During Greece’s classical period, Aphrodite was seen as having two principal aspects, sometimes even as two separate goddesses: Aphrodite Ourania, born from the sea-foam and Aphrodite Pandemos, of the “common people”. For the Neo-Platonists Aphrodite Ourania figures as a celestial goddess and represents higher forms of love. As Pandemos she represents mere physical love. In any event it would seem that despite needing two differentiate between kinds of love, between physical and spiritual attraction, the force of attraction was more or less embodied in one divine feminine principle.

There are many myths associated with her, but let’s take for example the story of Pygmalion, evoked before, prior to learning of its connection to Aphrodite. Pygmalion was a sculpture who never found a woman to love. Inspired by a dream of Aphrodite, he set out to make a woman in her image. He fell in love with the statue, which Aphrodite brought to life as a rewrd for his falttering endeavours.

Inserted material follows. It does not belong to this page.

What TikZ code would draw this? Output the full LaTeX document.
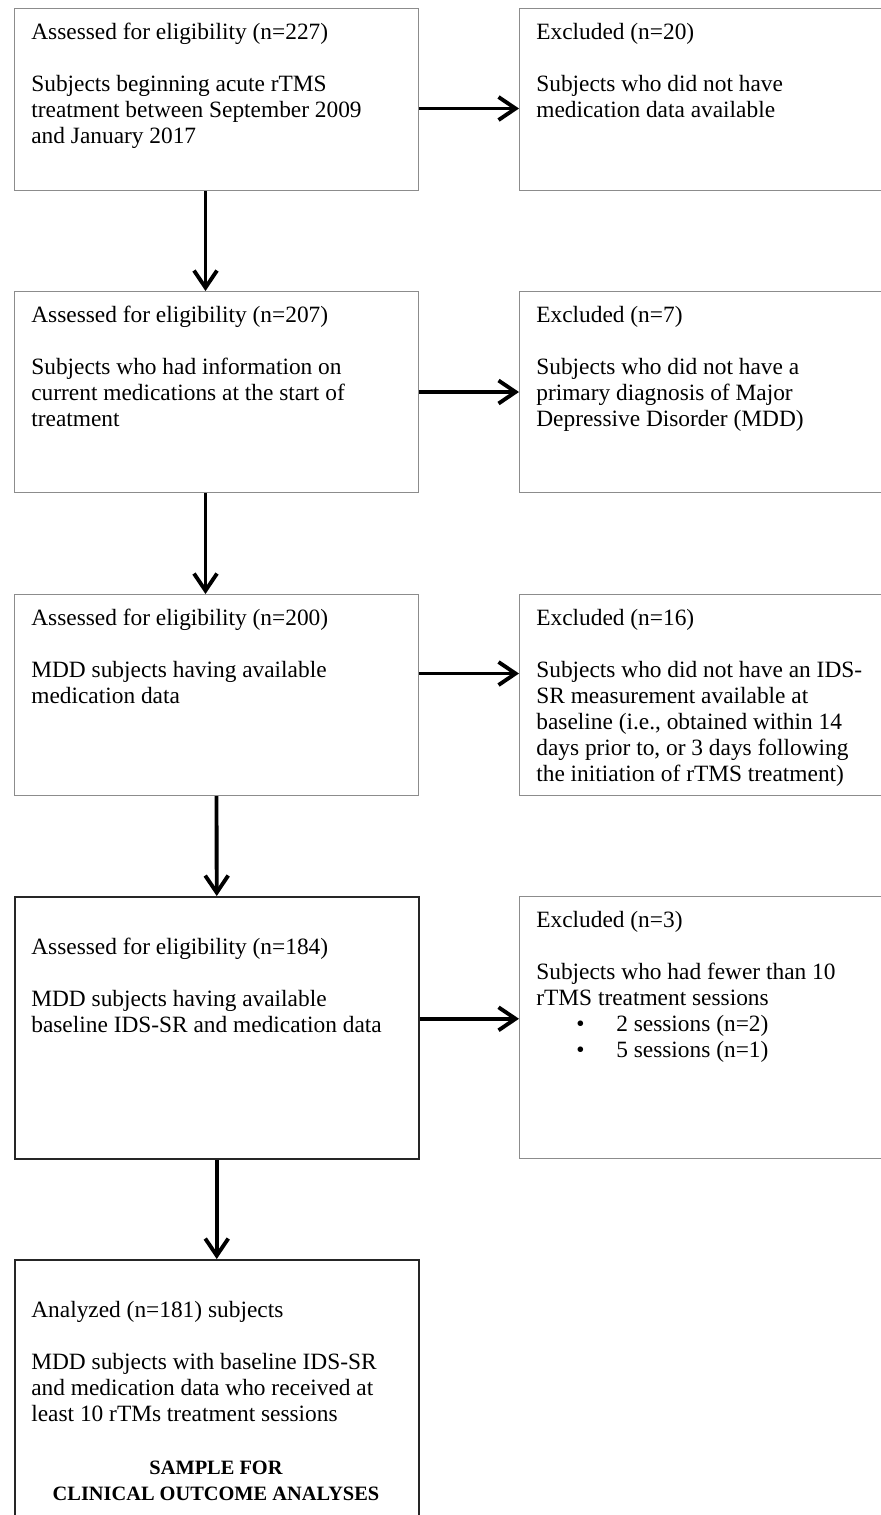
\documentclass[tikz,border=0pt]{standalone}
\usepackage{fontspec}
\setmainfont{Liberation Serif}
\usetikzlibrary{positioning,arrows.meta}

\begin{document}
\begin{tikzpicture}[
  x=0.02cm, y=-0.02cm,
  flowbox/.style={draw=black!45, line width=0.6pt, minimum width=8.08cm,
    anchor=north west, inner sep=0pt},
  mainbox/.style={flowbox, draw=black!85, line width=0.9pt},
  exbox/.style={flowbox, minimum width=8.6cm},
  txt/.style={anchor=north west, align=left, inner sep=0pt,
    font=\fontsize{13.3}{14.75}\selectfont},
  arr/.style={-{Straight Barb[length=3.4mm,width=4.6mm]}, line width=2.2pt},
  color=black
]
\useasboundingbox (0,0) rectangle (881,1515);
\clip (0,0) rectangle (881,1515);

% left column
\node[flowbox, minimum height=3.64cm] (a1) at (14,8) {};
\node[flowbox, minimum height=4.02cm] (a2) at (14,291) {};
\node[flowbox, minimum height=4.02cm] (a3) at (14,594) {};
\node[mainbox, minimum height=5.24cm] (a4) at (14,896) {};
\node[mainbox, minimum height=5.8cm] (a5) at (14,1259) {};

% excluded
\node[exbox, minimum height=3.64cm] (e1) at (519,8) {};
\node[exbox, minimum height=4.02cm] (e2) at (519,291) {};
\node[exbox, minimum height=4.02cm] (e3) at (519,594) {};
\node[exbox, minimum height=5.24cm] (e4) at (519,896) {};

\node[txt] (ta1) at ([xshift=0.34cm,yshift=-0.3cm]a1.north west)
  {Assessed for eligibility (n=227)\\[14.75pt]
   Subjects beginning acute rTMS\\treatment between September 2009\\and January 2017};
\node[txt] (ta2) at ([xshift=0.34cm,yshift=-0.3cm]a2.north west)
  {Assessed for eligibility (n=207)\\[14.75pt]
   Subjects who had information on\\current medications at the start of\\treatment};
\node[txt] (ta3) at ([xshift=0.34cm,yshift=-0.3cm]a3.north west)
  {Assessed for eligibility (n=200)\\[14.75pt]
   MDD subjects having available\\medication data};
\node[txt] (ta4) at ([xshift=0.34cm,yshift=-0.84cm]a4.north west)
  {Assessed for eligibility (n=184)\\[14.75pt]
   MDD subjects having available\\baseline IDS-SR and medication data};
\node[txt] (ta5) at ([xshift=0.34cm,yshift=-0.84cm]a5.north west)
  {Analyzed (n=181) subjects\\[14.75pt]
   MDD subjects with baseline IDS-SR\\and medication data who received at\\least 10 rTMs treatment sessions};
\node[txt, anchor=base, align=center, font=\fontsize{11.6}{14.75}\selectfont\bfseries]
  (sample) at (216,1500) {SAMPLE FOR\\CLINICAL OUTCOME ANALYSES};

\node[txt] (te1) at ([xshift=0.34cm,yshift=-0.3cm]e1.north west)
  {Excluded (n=20)\\[14.75pt]
   Subjects who did not have\\medication data available};
\node[txt] (te2) at ([xshift=0.34cm,yshift=-0.3cm]e2.north west)
  {Excluded (n=7)\\[14.75pt]
   Subjects who did not have a\\primary diagnosis of Major\\Depressive Disorder (MDD)};
\node[txt] (te3) at ([xshift=0.34cm,yshift=-0.3cm]e3.north west)
  {Excluded (n=16)\\[14.75pt]
   Subjects who did not have an IDS-\\SR measurement available at\\baseline (i.e., obtained within 14\\days prior to, or 3 days following\\the initiation of rTMS treatment)};
\node[txt] (te4) at ([xshift=0.34cm,yshift=-0.3cm]e4.north west)
  {Excluded (n=3)\\[14.75pt]
   Subjects who had fewer than 10\\rTMS treatment sessions\\
   \makebox[1.6cm][l]{\hspace{0.8cm}\textbullet}2 sessions (n=2)\\
   \makebox[1.6cm][l]{\hspace{0.8cm}\textbullet}5 sessions (n=1)};

% arrows down
\draw[arr] ([xshift=-0.22cm]a1.south) -- ([xshift=-0.22cm]a2.north);
\draw[arr] ([xshift=-0.22cm]a2.south) -- ([xshift=-0.22cm]a3.north);
\draw[arr] (a3.south) -- (a4.north);
\draw[arr] (a4.south) -- (a5.north);

% arrows right
\draw[arr] ([yshift=-0.18cm]a1.east) -- ([yshift=-0.18cm]a1.east -| e1.west);
\draw[arr] (a2.east) -- (a2.east -| e2.west);
\draw[arr] ([yshift=0.43cm]a3.east) -- ([yshift=0.43cm]a3.east -| e3.west);
\draw[arr] ([yshift=0.18cm]a4.east) -- ([yshift=0.18cm]a4.east -| e4.west);
\end{tikzpicture}
\end{document}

In another version of the tale, women in Pyg’s village got angry that he would not marry one of them, so they prayed to Aphrodite and asked her to help; she went to the man and asked him to pick a wife. Not wanting to be married, he begged for time in order to make a statue of Aphrodite before he chose. He dithered about with models, playing for time “to find the right pose” so to speak, but found that when he began the model, he wanted to finish; he was falling in love.

When he finished, Aphrodite appeared and said, ok, pick a bride. He chose the statue and asked to become one. Instead, Aphrodite brought the statue to life so that his wish could be fulfilled.

The statue is an object upon which men can throw idealized version of what a woman should be. This woman, his creation, is ultimately controlled by him and is literally born from him, like Eve from Adam’s rib, or Aphrodite herself from Ouranos’ floating nuts.

“The image of Venus Anadyomene is one of the very few images that survived in Western Europe in its classical appearance, from Antiquity into the High Middle Ages...."This extraordinary conservatism may perhaps be explained by the fact that the culture of the last pagan centuries remained alive longer in Provence than elsewhere."”

This conservatism may be due to the Troubadours’ pursuit of the idealized woman, like Clémence Isaure born from images of the Virgin Mary. An ideal unobtainable woman, here secularized in order to eroticize her without complex.


Here in this simple statue, a minor work from a minor sculptor, Ernest Maragall i Noble, we propose that all these strains of thought are present: Isis and the Virgin as Stella Maris, Aphrodite, the Ideal Woman of the Troubadours, such as Clémence Isaure and Belle Paule....and again, point out that this as all these other versions are creations of and projections of male ideals and fantasies, both spiritual and erotic.

Like Aphrodite, born from a man fully grown, without the aid of a woman.